Photographers like to take close up images. And for very good reason: People love to buy close up images.
But will a customer really buy a 20×30 of an image if it shows just a face?
Probably not. So instead of snapping a few close ups from different viewpoints, why not take environmental images as well?
One of the reasons we’ve always enjoyed on-location portrait sessions (as opposed to in-studio) is the ability to capture a part of the environment in the image as well. And if the subject is very small in the image, it’s almost required that a larger print is made for displaying.
1. Start by taking the more traditional poses. Take your standard images close up, capturing great smiles and angles.
2. Back it up. Now take a look around you, and find a way to make your client a part of the surroundings, not just the main focus of the image.
image by Crystal Touch Photography
3. Talk to your client ahead of time to find out what she loves. Maybe she has season tickets to the theater – why not incorporate your local theater into the background. Or maybe she loves hiking in the great outdoors. Add trees, flowers, mountains – whatever you have in your local area into the background.
4. Sell via projection. You can’t sell a large wall portrait by looking at a tiny proof online. You have to showcase the look and feel of the portrait up on the wall. Show them how it would look in the size they are contemplating.
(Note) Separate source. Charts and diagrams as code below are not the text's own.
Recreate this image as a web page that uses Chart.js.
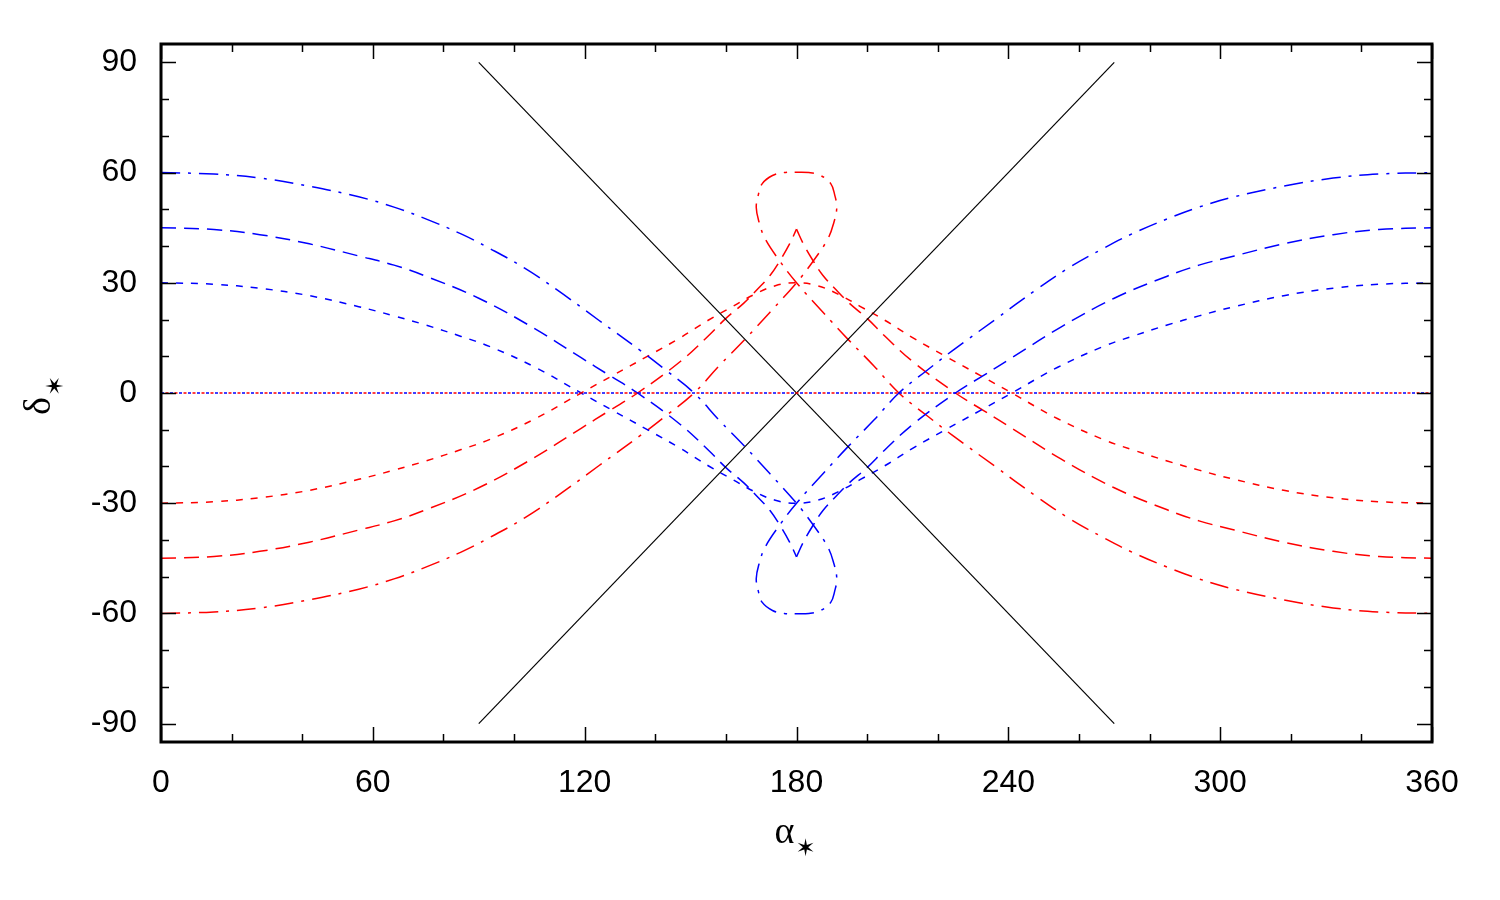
<!DOCTYPE html>
<html>
<head>
<meta charset="utf-8">
<script src="https://cdn.jsdelivr.net/npm/chart.js@4"></script>
<style>
  html, body { margin: 0; padding: 0; background: #fff; }
  #c { display: block; }
</style>
</head>
<body>
<canvas id="c" width="1500" height="900"></canvas>
<script>
// tick labels
const xTicks = [0, 60, 120, 180, 240, 300, 360];
const yTicks = [-90, -60, -30, 0, 30, 60, 90];

// blue family: [alpha*, delta*]
const blue30 = [[0,30],[15,29.6],[28,28.5],[42,26.5],[56,23.5],[66,21],[75,18.5],[85,15.4],[93,12.7],[106,7.0],[119,0],[128,-4.8],[138,-10.1],[147,-15],[155,-19.8],[162,-23.6],[168,-26.8],[174,-29.2],[180,-30],
  [186,-29.2],[192,-26.8],[198,-23.6],[205,-19.8],[213,-15],[222,-10.1],[232,-4.8],[241,0],[254,7.0],[267,12.7],[275,15.4],[285,18.5],[294,21],[304,23.5],[318,26.5],[332,28.5],[345,29.6],[360,30]];
const blue45a = [[0,45],[15,44.5],[28,43.1],[42,40.6],[56,37.3],[66,34.8],[75,31.8],[90,25.8],[105,18],[119,9.6],[127,4.8],[135,0],[147,-8.5],[155,-15.5],[160,-20.3],[165,-24.4],[169,-28.3],[172.5,-32],[175.3,-36],[178,-40.5],[180,-44.6]];
const blue45b = [[180,-44.6],[182,-40.5],[184.7,-36],[187.5,-32],[191,-28.3],[195,-24.4],[200,-20.3],[205,-15.5],[213,-8.5],[225,0],[233,4.8],[241,9.6],[255,18],[270,25.8],[285,31.8],[294,34.8],[304,37.3],[318,40.6],[332,43.1],[345,44.5],[360,45]];
const blue60 = [[0,60],[15,59.6],[28,58.5],[42,56.3],[56,53.4],[66,50.6],[75,47.4],[85,43.3],[93,39.4],[103,34],[112,28.2],[124,19.8],[136,11.4],[143,6.2],[151,0],[158,-7.3],[165.4,-14.6],[172.5,-22],[180,-30],
  [184.8,-36],[188.9,-42],[190.6,-46.5],[191.4,-50.5],[190.8,-54],[189.7,-57],[186.8,-59.2],[183.5,-60],[180,-60.1],[176.5,-60],[173.2,-59.2],[170.3,-57],[169.2,-54],[168.6,-50.5],[169.4,-46.5],[171.1,-42],[175.2,-36],[180,-30],
  [187.5,-22],[194.6,-14.6],[202,-7.3],[209,0],[217,6.2],[224,11.4],[236,19.8],[248,28.2],[257,34],[267,39.4],[275,43.3],[285,47.4],[294,50.6],[304,53.4],[318,56.3],[332,58.5],[345,59.6],[360,60]];

// red family
const red30 = [[0,-30],[15,-29.6],[28,-28.5],[42,-26.5],[56,-23.5],[66,-21],[75,-18.5],[85,-15.4],[93,-12.7],[106,-7.0],[119,0],[128,4.8],[138,10.1],[147,15],[155,19.8],[162,23.6],[168,26.8],[174,29.2],[180,30],
  [186,29.2],[192,26.8],[198,23.6],[205,19.8],[213,15],[222,10.1],[232,4.8],[241,0],[254,-7.0],[267,-12.7],[275,-15.4],[285,-18.5],[294,-21],[304,-23.5],[318,-26.5],[332,-28.5],[345,-29.6],[360,-30]];
const red45a = [[0,-45],[15,-44.5],[28,-43.1],[42,-40.6],[56,-37.3],[66,-34.8],[75,-31.8],[90,-25.8],[105,-18],[119,-9.6],[127,-4.8],[135,0],[147,8.5],[155,15.5],[160,20.3],[165,24.4],[169,28.3],[172.5,32],[175.3,36],[178,40.5],[180,44.6]];
const red45b = [[180,44.6],[182,40.5],[184.7,36],[187.5,32],[191,28.3],[195,24.4],[200,20.3],[205,15.5],[213,8.5],[225,0],[233,-4.8],[241,-9.6],[255,-18],[270,-25.8],[285,-31.8],[294,-34.8],[304,-37.3],[318,-40.6],[332,-43.1],[345,-44.5],[360,-45]];
const red60 = [[0,-60],[15,-59.6],[28,-58.5],[42,-56.3],[56,-53.4],[66,-50.6],[75,-47.4],[85,-43.3],[93,-39.4],[103,-34],[112,-28.2],[124,-19.8],[136,-11.4],[143,-6.2],[151,0],[158,7.3],[165.4,14.6],[172.5,22],[180,30],
  [184.8,36],[188.9,42],[190.6,46.5],[191.4,50.5],[190.8,54],[189.7,57],[186.8,59.2],[183.5,60],[180,60.1],[176.5,60],[173.2,59.2],[170.3,57],[169.2,54],[168.6,50.5],[169.4,46.5],[171.1,42],[175.2,36],[180,30],
  [187.5,22],[194.6,14.6],[202,7.3],[209,0],[217,-6.2],[224,-11.4],[236,-19.8],[248,-28.2],[257,-34],[267,-39.4],[275,-43.3],[285,-47.4],[294,-50.6],[304,-53.4],[318,-56.3],[332,-58.5],[345,-59.6],[360,-60]];

// equator and the two straight lines
const zeroLine = [[0,0],[360,0]];
const lineDown = [[90,90],[270,-90]];
const lineUp = [[90,-90],[270,90]];

const BLUE = '#0000ff', RED = '#ff0000';
const SHORT = [7, 8], LONG = [15, 8], DASHDOT = [19, 8, 3, 8], DOT = [3, 6];

function ds(data, color, dash, width, tension, offset) {
  return {
    data: data,
    borderColor: color,
    borderWidth: width,
    borderDash: dash,
    borderDashOffset: offset || 0,
    showLine: true,
    pointRadius: 0,
    tension: tension,
    fill: false
  };
}

// inward ticks, frame and axis titles
const framePlugin = {
  id: 'frame',
  afterDatasetsDraw(chart) {
    const ctx = chart.ctx;
    const a = chart.chartArea;
    const xs = chart.scales.x, ys = chart.scales.y;
    ctx.save();
    ctx.strokeStyle = '#000';
    ctx.lineWidth = 1.5;
    ctx.beginPath();
    for (let v = 0; v <= 360; v += 20) {
      const px = Math.round(xs.getPixelForValue(v)) + 0.5;
      const len = v % 60 === 0 ? 15 : 8;
      ctx.moveTo(px, a.bottom); ctx.lineTo(px, a.bottom - len);
      ctx.moveTo(px, a.top); ctx.lineTo(px, a.top + len);
    }
    for (let v = -90; v <= 90; v += 10) {
      const py = Math.round(ys.getPixelForValue(v)) + 0.5;
      const len = v % 30 === 0 ? 15 : 8;
      ctx.moveTo(a.left, py); ctx.lineTo(a.left + len, py);
      ctx.moveTo(a.right, py); ctx.lineTo(a.right - len, py);
    }
    ctx.stroke();
    ctx.lineWidth = 3;
    ctx.strokeRect(a.left, a.top, a.right - a.left, a.bottom - a.top);

    ctx.fillStyle = '#000';
    ctx.textBaseline = 'alphabetic';
    // x title
    const cx = (a.left + a.right) / 2;
    ctx.font = '38px "Liberation Serif", serif';
    ctx.textAlign = 'left';
    ctx.fillText('α', cx - 22, 843);
    ctx.font = '24px "DejaVu Sans", sans-serif';
    ctx.fillText('✶', cx - 1, 856);
    // y title
    ctx.translate(50, (a.top + a.bottom) / 2 + 22);
    ctx.rotate(-Math.PI / 2);
    ctx.font = '38px "Liberation Serif", serif';
    ctx.fillText('δ', 0, 0);
    ctx.font = '24px "DejaVu Sans", sans-serif';
    ctx.fillText('✶', 19, 13);
    ctx.restore();
  }
};

new Chart(document.getElementById('c'), {
  type: 'scatter',
  data: {
    datasets: [
      ds(zeroLine, BLUE, DOT, 1.5, 0, 0),
      ds(zeroLine, RED, DOT, 1.5, 0, 4.5),
      ds(lineDown, '#000', [], 1.2, 0),
      ds(lineUp, '#000', [], 1.2, 0),
      ds(blue30, BLUE, SHORT, 1.5, 0.4),
      ds(blue45a, BLUE, LONG, 1.5, 0.4),
      ds(blue45b, BLUE, LONG, 1.5, 0.4),
      ds(blue60, BLUE, DASHDOT, 1.5, 0.4),
      ds(red30, RED, SHORT, 1.5, 0.4),
      ds(red45a, RED, LONG, 1.5, 0.4),
      ds(red45b, RED, LONG, 1.5, 0.4),
      ds(red60, RED, DASHDOT, 1.5, 0.4)
    ]
  },
  options: {
    responsive: false,
    animation: false,
    layout: { padding: { left: 0, top: 44, right: 68, bottom: 58 } },
    plugins: {
      legend: { display: false },
      tooltip: { enabled: false }
    },
    scales: {
      x: {
        type: 'linear',
        min: 0, max: 360,
        afterFit(s) { s.height = 100; },
        afterBuildTicks(s) { s.ticks = xTicks.map(v => ({ value: v })); },
        grid: { display: false, drawTicks: false },
        border: { display: false },
        ticks: { color: '#000', padding: 22, maxRotation: 0, font: { family: '"Liberation Sans", Arial, sans-serif', size: 32 } }
      },
      y: {
        type: 'linear',
        min: -95, max: 95,
        afterFit(s) { s.width = 161; },
        afterBuildTicks(s) { s.ticks = yTicks.map(v => ({ value: v })); },
        grid: { display: false, drawTicks: false },
        border: { display: false },
        ticks: { color: '#000', padding: 24, font: { family: '"Liberation Sans", Arial, sans-serif', size: 32 } }
      }
    }
  },
  plugins: [framePlugin]
});
</script>
</body>
</html>
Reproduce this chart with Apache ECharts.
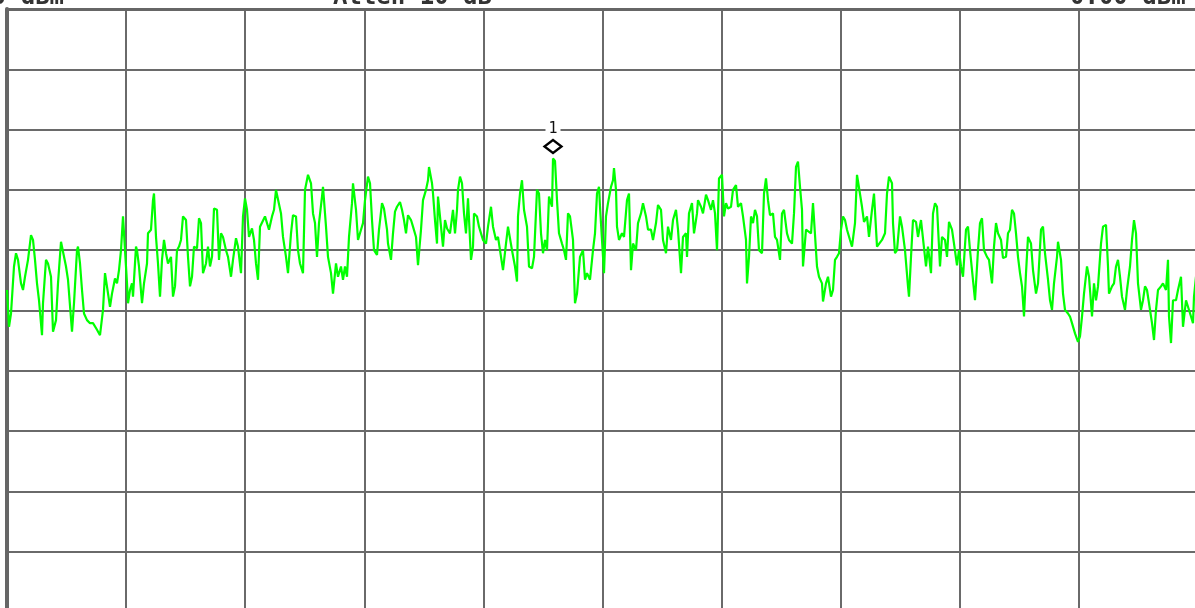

5. People buy what they see. If you have a studio, showcase your environmental images as large wall portraits. Set close up 8×10’s on the tables, reserving your wall space for your artistic images.
If you sell online, meeting people in their homes or over the phone, make sure you have a ton of samples on your website. Showcase your work, and take pictures of the large wall portraits hanging in your clients’ homes.
6. Be creative. Don’t be discouraged when your first client doesn’t purchase any of your new ideas – they weren’t sold on the idea to begin with. Once you have samples in place, your clients will be sold on the concept even before you take the images.